John du Pont (Steve Carell) is old America. He lives on a rich estate filled with enough totems, weaponry and regalia so as to resemble a museum rather than a livable space. The camera pans across these lands and you half expect a troop of Revolutionary War soldiers to come marching out of the woods. If Mark wanted historical comfort, the allure of du Pont’s red-white-and-blue patriotism would be hard to resist. He offers to take Mark under his wing as a coach and father figure, providing generous funding, training space and apparent freedom as part of his Team Foxcatcher wrestling program. It gives Mark, forever a little brother living in Dave’s shadow, a sense of purpose and belonging. We sense the danger immediately. A life such as du Pont’s, lived in opulent isolation, tends to curdle into eccentricity. He insists his friends call him Eagle (or Golden Eagle) and the line plays for a laugh; you know it was du Pont who nicknamed himself. Outside of a mother (Vanessa Redgrave) looming elsewhere on the property, does he even know anybody not on the payroll? Can he relate to anyone or anything he doesn’t already own?
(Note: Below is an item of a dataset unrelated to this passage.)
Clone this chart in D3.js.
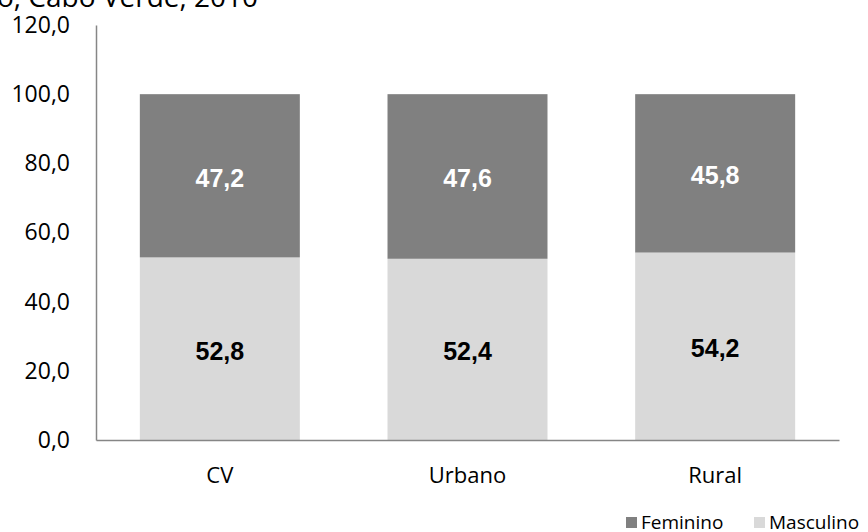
<!DOCTYPE html>
<html>
<head>
<meta charset="utf-8">
<script src="https://cdn.jsdelivr.net/npm/d3@7"></script>
<style>
  body { margin: 0; background: #fff; }
  svg { display: block; }
</style>
</head>
<body>
<script>
// data
const categories = ["CV", "Urbano", "Rural"];
const masculino = [52.8, 52.4, 54.2];
const feminino = [47.2, 47.6, 45.8];
const yTicks = [0, 20, 40, 60, 80, 100, 120];
const seriesNames = ["Feminino", "Masculino"];

function main(){
    const width = 868;
    const height = 532;
    const margin = {left: 96, right: 29, top: 25, bottom: 92};

    const svg = d3.select("body").append("svg")
        .attr("width", width)
        .attr("height", height);

    const x = d3.scaleBand()
        .domain(categories)
        .range([margin.left, width - margin.right])
        .paddingInner(0.354)
        .paddingOuter(0.177);

    const y = d3.scaleLinear()
        .domain([0, 120])
        .range([height - margin.bottom, margin.top]);

    const fmt = v => d3.format(".1f")(v).replace(".", ",");
    const axisFont = "'Open Sans', sans-serif";

    // cut-off title
    svg.append("text")
        .attr("x", -3)
        .attr("y", 7)
        .attr("font-family", axisFont)
        .attr("font-size", 28)
        .attr("fill", "#000")
        .text("o, Cabo Verde, 2010");

    const rows = categories.map((c, i) => ({cat: c, Masculino: masculino[i], Feminino: feminino[i]}));
    const stack = d3.stack().keys(["Masculino", "Feminino"])(rows);
    const color = {Masculino: "#d9d9d9", Feminino: "#808080"};
    const labelColor = {Masculino: "#000", Feminino: "#fff"};

    const layer = svg.selectAll(".layer")
      .data(stack)
      .enter().append("g")
      .attr("class", "layer");

    layer.selectAll("rect")
      .data(d => d.map(v => ({key: d.key, v: v})))
      .enter().append("rect")
      .attr("x", d => x(d.v.data.cat))
      .attr("width", x.bandwidth())
      .attr("y", d => y(d.v[1]))
      .attr("height", d => y(d.v[0]) - y(d.v[1]))
      .attr("fill", d => color[d.key]);

    layer.selectAll("text")
      .data(d => d.map(v => ({key: d.key, v: v})))
      .enter().append("text")
      .attr("x", d => x(d.v.data.cat) + x.bandwidth() / 2)
      .attr("y", d => (y(d.v[0]) + y(d.v[1])) / 2 + 2)
      .attr("dy", "0.36em")
      .attr("text-anchor", "middle")
      .attr("font-family", "'Liberation Sans', Arial, sans-serif")
      .attr("font-weight", "bold")
      .attr("font-size", 25)
      .attr("fill", d => labelColor[d.key])
      .text(d => fmt(d.v.data[d.key]));

    // y axis
    const yAxis = svg.append("g")
        .attr("transform", `translate(${margin.left},0)`)
        .call(d3.axisLeft(y).tickValues(yTicks).tickSize(0).tickPadding(26).tickFormat(fmt));
    yAxis.select(".domain").attr("stroke", "#868686").attr("stroke-width", 1.5);
    yAxis.selectAll("text")
        .attr("font-family", axisFont)
        .attr("font-size", 23)
        .attr("fill", "#000");

    // x axis
    const xAxis = svg.append("g")
        .attr("transform", `translate(0,${height - margin.bottom})`)
        .call(d3.axisBottom(x).tickSize(0).tickPadding(27));
    xAxis.select(".domain").attr("stroke", "#868686").attr("stroke-width", 1.5);
    xAxis.selectAll("text")
        .attr("font-family", axisFont)
        .attr("font-size", 22)
        .attr("fill", "#000");

    // legend
    const legendX = [626, 754];
    const legend = svg.selectAll(".legend")
      .data(seriesNames)
      .enter().append("g")
      .attr("class", "legend")
      .attr("transform", (d, i) => `translate(${legendX[i]},517)`);
    legend.append("rect")
      .attr("width", 11)
      .attr("height", 11)
      .attr("fill", d => color[d]);
    legend.append("text")
      .attr("x", 15)
      .attr("y", 12)
      .attr("font-family", axisFont)
      .attr("font-size", 19)
      .attr("fill", "#000")
      .text(d => d);
}
main();
</script>
</body>
</html>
While Foxcatcher only obliquely explains its social dynamic, Miller loads the film with animal imagery to reinforce the confused relationship between Mark, du Pont, and later, Dave. The opening credits show the images of men on horseback with dogs. They’re fox hunting, one of the grand events of the old gentry. The activity is never directly referenced in the film but the effects of its animal imagery are set in motion. This is from a time before wrestling. When Mark is between rounds his brother-turned-coach Dave flaps a towel in his face, presumably to help cool and circulate the air. As I watched this mid-match technique play out multiple times, I couldn’t help but think of a matador gesturing to a bull. As a coach-athlete dynamic, the bull-matador relationship is not the ideal comparison to make. A coach seeks to train and inspire athletes – not harm them. Both Schultz brothers surely knew this, yet they fall under the sway of du Pont, who apparently does not. Early in the film, after Mark reveals the wrestling deal du Pont has offered him, Dave asks, “What’s in it for him?” The question snaps onto Foxcatcher like a well-applied choke hold and gradually pressures the film to its uncomfortable, and inevitably sad, endpoint.  
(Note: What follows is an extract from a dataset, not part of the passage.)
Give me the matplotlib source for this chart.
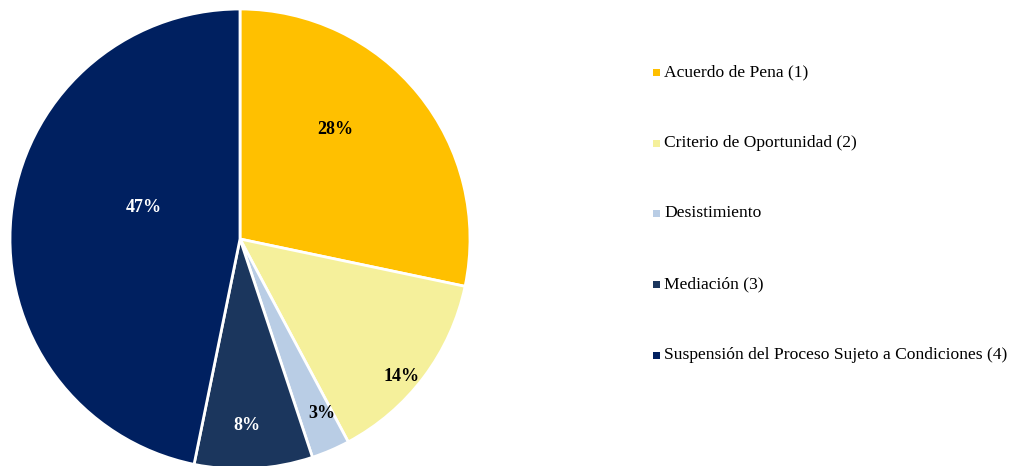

Like Capote, Miller has constructed an elegiac film of silences. There is music, largely of dulled horns, to provide a mournful tone, but it’s the quiet you remember: the scenes of empty fields, still gyms, and ornate rooms filled with suffocating history – and stuffed animals. Lost in these spaces is Tatum’s Mark. With his lower jaw jutting out, Tatum plays Mark as both hopeful and sad. He’s someone who wants to believe that he can be an American hero. Tatum looks like an action figure, but his face betrays this stunted introspection. His brother Dave, as played by Ruffalo, is the realist. As a wrestling coach and family man, he is invested in the fates of both USA wrestling and his brother. With a receding hair line and woolly beard, Ruffalo embodies Dave’s nice guy “mentor” persona. In the film, Dave alludes to the brothers’ fractious family, a youth spent moving around. The Schultz boys do not come from a place of permanence, they’ve never had a residence with a formal name – just each other. The familial relationship forms the positive core of the film. A core that is undone by du Pont’s lecherous presence.

Steve Carell as du Pont. Pondering.

Steve Carell as du Pont. Pondering.

Du Pont clearly sees himself as a leader, the eagle, soaring over the creatures below. He wants to believe he can inspire them. The casting of Steve Carell, everybody’s favourite virgin and office buffoon, feels strange at first. Carell plays du Pont as if he is constantly posing for a portrait. Every time he steps into the frame, it painfully warps towards him. Then you realize why it works: this is Michael Scott turned to 11. He desires more than anything else to be loved and respected. Carell’s unique talent of gleefully twisting an audience’s nerves is put on fine display. Will his du Pont do something rash? Say something uncomfortable? In The Office, the worst that could happen was embarrassment. What is Michael Scott unfettered by even the most basic demands of normal life? Erratic, unknowable and vaguely dangerous; in other words, a fox.

As a representation of the repressed “old world” America, there is Redgrave and the horses. As du Pont’s mother, Redgrave represents all that he wants to shuck off. Her withering stare feels more powerful than a body slam. Instead of embracing the horses as his familial destiny, du Pont lunges for a different kind of thoroughbred. He seeks that kind of companionship and uncomplicated love. But also, he desires the value earned only through competition and winning. At one point du Pont commands Mark to “stay” and you can hear it in his voice. It’s the same sense of entitlement that later has him angrily call Mark an ungrateful ape. For all the elaborate nomenclature, the beautiful scenery and historical import, a foxcatcher is still just a fancy word for dog.